The Rugby Football League has become English sport’s first national governing body to sign the Muslim Athlete Charter.
Developed by London-based Nujum Sports, the charter aims to encourage the active involvement of Muslim athletes in sport, and to advance inclusion and diversity at all levels. The RFL will use the charter as a framework to ensure that Muslim players and staff are supported in their environment to be able to practice their faith while playing and working in Rugby League.
Within Rugby League the Muslim Athlete Charter has already been signed by London Broncos, Warrington Wolves and Wakefield Trinity. The RFL announcement comes ahead of Trinity’s Inclusion Round fixtures – Sunday’s double-header featuring Salford Red Devils and Oulton Raidettes against Trinity’s men and women respectively. Trinity’s Inclusion Round will also showcase the club’s learning and physical disability teams, who this year will be sponsored by Nujum Sports – the company’s first ever sports sponsorship.

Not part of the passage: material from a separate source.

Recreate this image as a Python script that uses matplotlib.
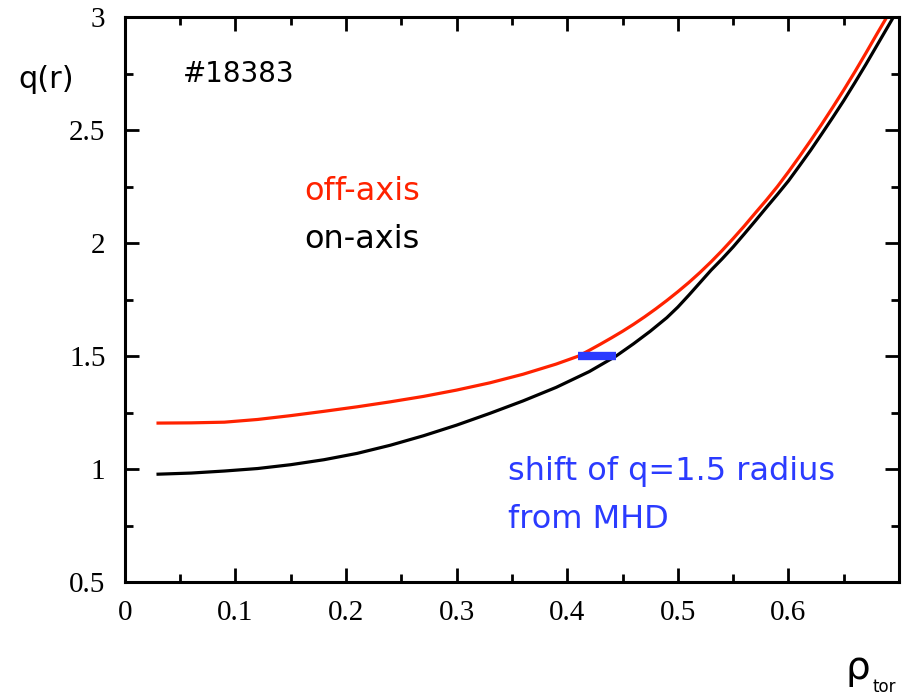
import matplotlib
matplotlib.use("Agg")
import matplotlib.pyplot as plt
from matplotlib.ticker import MultipleLocator

# q profiles (rho_tor, q)
rho_off = [0.03, 0.06, 0.09, 0.12, 0.15, 0.18, 0.21, 0.24, 0.27, 0.30, 0.33, 0.36,
           0.39, 0.41, 0.42, 0.43, 0.44, 0.45, 0.46, 0.47, 0.48, 0.49, 0.50, 0.51,
           0.52, 0.53, 0.54, 0.55, 0.56, 0.57, 0.58, 0.59, 0.60, 0.61, 0.62, 0.63,
           0.64, 0.65, 0.66, 0.67, 0.68, 0.689]
q_off = [1.204, 1.205, 1.208, 1.220, 1.237, 1.256, 1.276, 1.298, 1.322, 1.350, 1.382, 1.420,
         1.465, 1.500, 1.526, 1.553, 1.581, 1.610, 1.641, 1.674, 1.709, 1.746, 1.785, 1.826,
         1.870, 1.917, 1.967, 2.020, 2.075, 2.133, 2.190, 2.250, 2.315, 2.383, 2.453, 2.525,
         2.600, 2.677, 2.757, 2.840, 2.925, 3.0]

rho_on = [0.03, 0.06, 0.09, 0.12, 0.15, 0.18, 0.21, 0.24, 0.27, 0.30, 0.33, 0.36,
          0.39, 0.42, 0.444, 0.46, 0.475, 0.49, 0.50, 0.51, 0.52, 0.53, 0.54, 0.55,
          0.56, 0.57, 0.58, 0.59, 0.60, 0.61, 0.62, 0.63, 0.64, 0.65, 0.66, 0.67,
          0.68, 0.69, 0.695]
q_on = [0.978, 0.983, 0.992, 1.003, 1.020, 1.042, 1.070, 1.106, 1.148, 1.195, 1.247, 1.302,
        1.362, 1.432, 1.500, 1.555, 1.610, 1.670, 1.717, 1.770, 1.825, 1.880, 1.930, 1.983,
        2.040, 2.098, 2.157, 2.215, 2.275, 2.342, 2.410, 2.482, 2.555, 2.630, 2.709, 2.790,
        2.874, 2.958, 3.0]

# q=1.5 radius shift from MHD
shift_rho = [0.41, 0.444]
shift_q = [1.5, 1.5]

RED = "#ff2200"
BLUE = "#2b3bff"

fig = plt.figure(figsize=(9.05, 6.99), dpi=100)
ax = fig.add_axes([0.138, 0.167, 0.8554, 0.8087])

ax.plot(rho_off, q_off, color=RED, lw=2.3)
ax.plot(rho_on, q_on, color="black", lw=2.3)
ax.plot(shift_rho, shift_q, color=BLUE, lw=6, solid_capstyle="butt")

ax.set_xlim(0, 0.7)
ax.set_ylim(0.5, 3)
ax.xaxis.set_minor_locator(MultipleLocator(0.05))
ax.yaxis.set_minor_locator(MultipleLocator(0.25))
ax.set_xticks([0, 0.1, 0.2, 0.3, 0.4, 0.5, 0.6])
ax.set_xticklabels(["0", "0.1", "0.2", "0.3", "0.4", "0.5", "0.6"])
ax.set_yticks([0.5, 1, 1.5, 2, 2.5, 3])
ax.set_yticklabels(["0.5", "1", "1.5", "2", "2.5", "3"])

ax.tick_params(which="both", direction="in", top=True, right=True, width=2)
ax.tick_params(which="major", length=10)
ax.tick_params(which="minor", length=6)
ax.tick_params(axis="y", pad=14)
ax.tick_params(axis="x", pad=13)
for lab in ax.get_xticklabels() + ax.get_yticklabels():
    lab.set_family("Liberation Serif")
    lab.set_fontsize(21)
for sp in ax.spines.values():
    sp.set_linewidth(2.2)

sans = "DejaVu Sans"
ax.text(0.052, 2.748, "#18383", fontsize=20, family=sans, va="center")
ax.text(0.162, 2.226, "off-axis", fontsize=23, family=sans, color=RED, va="center")
ax.text(0.162, 2.018, "on-axis", fontsize=23, family=sans, color="black", va="center")
ax.text(0.346, 0.99, "shift of q=1.5 radius", fontsize=23, family=sans, color=BLUE, va="center")
ax.text(0.346, 0.779, "from MHD", fontsize=23, family=sans, color=BLUE, va="center")

fig.text(46 / 905, 1 - 80 / 699, "q(r)", fontsize=22, family=sans, ha="center", va="center")
fig.text(858 / 905, 1 - 668 / 699, "ρ", fontsize=28, family=sans, ha="center", va="center")
fig.text(884 / 905, 1 - 687 / 699, "tor", fontsize=12, family=sans, ha="center", va="center")

fig.savefig("out.png", dpi=100)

Ben Abberstein, RFL Inclusion Lead, says:
“Muslim athletes contribute a huge amount to various sports globally both on and off the field, including significantly to Rugby League. By being the first National Governing Body in England to sign the Muslim Athlete Charter, the RFL is sending a positive message to the game and to the wider sporting world of the importance of ensuring that we create a truly inclusive environment for all.
“Signing the Muslim Athlete Charter reinforces our TACKLE IT action plan commitment to making Rugby League a more inclusive sport that can be enjoyed by everyone. TACKLE IT is Rugby League’s plan to meet discrimination head on, break down any barriers to involvement and grow the game. We’re making progress in key areas, with more players and more teams in new areas, and greater diversity within the game at all levels, but there’s lots more to do. Today is another step along the way.”
Nujum Sports is a London-based not-for-profit organisation, launched in 2020, that aims to support Muslim athletes flourish and fulfil their potential. Wolverhampton Wanderers, Middlesex County Cricket Club and the Football Association of Wales are among an increasing number of organisations from the wider sporting world to have signed the charter.
Ebadur Rahman, Nujum Sports CEO, adds:
“The RFL, like Wakefield Trinity and increasing numbers of clubs across many major sports, is joining a positive movement of solidarity, equality and recognition of the contribution Muslims make in their respective clubs and teams.
“Whilst the Rugby Football League today becomes the first national sporting governing body in England to sign the Muslim Athlete Charter, and I commend them for making this important statement of intent, they will not be the last as we progress to become a more inclusive and understanding society.”
During March the RFL hosted workshops with clubs and staff to learn about Ramadan and to develop understanding of the needs of Muslims in Rugby League. And this week the RFL has been working with Nujum Sports to recognise and celebrate players, coaches and match officials to get the most they can from their sport during Ramadan with the delivery of Ramadan gift boxes, which include expert nutritional advice and key items for Muslim athletes during the month of Ramadan.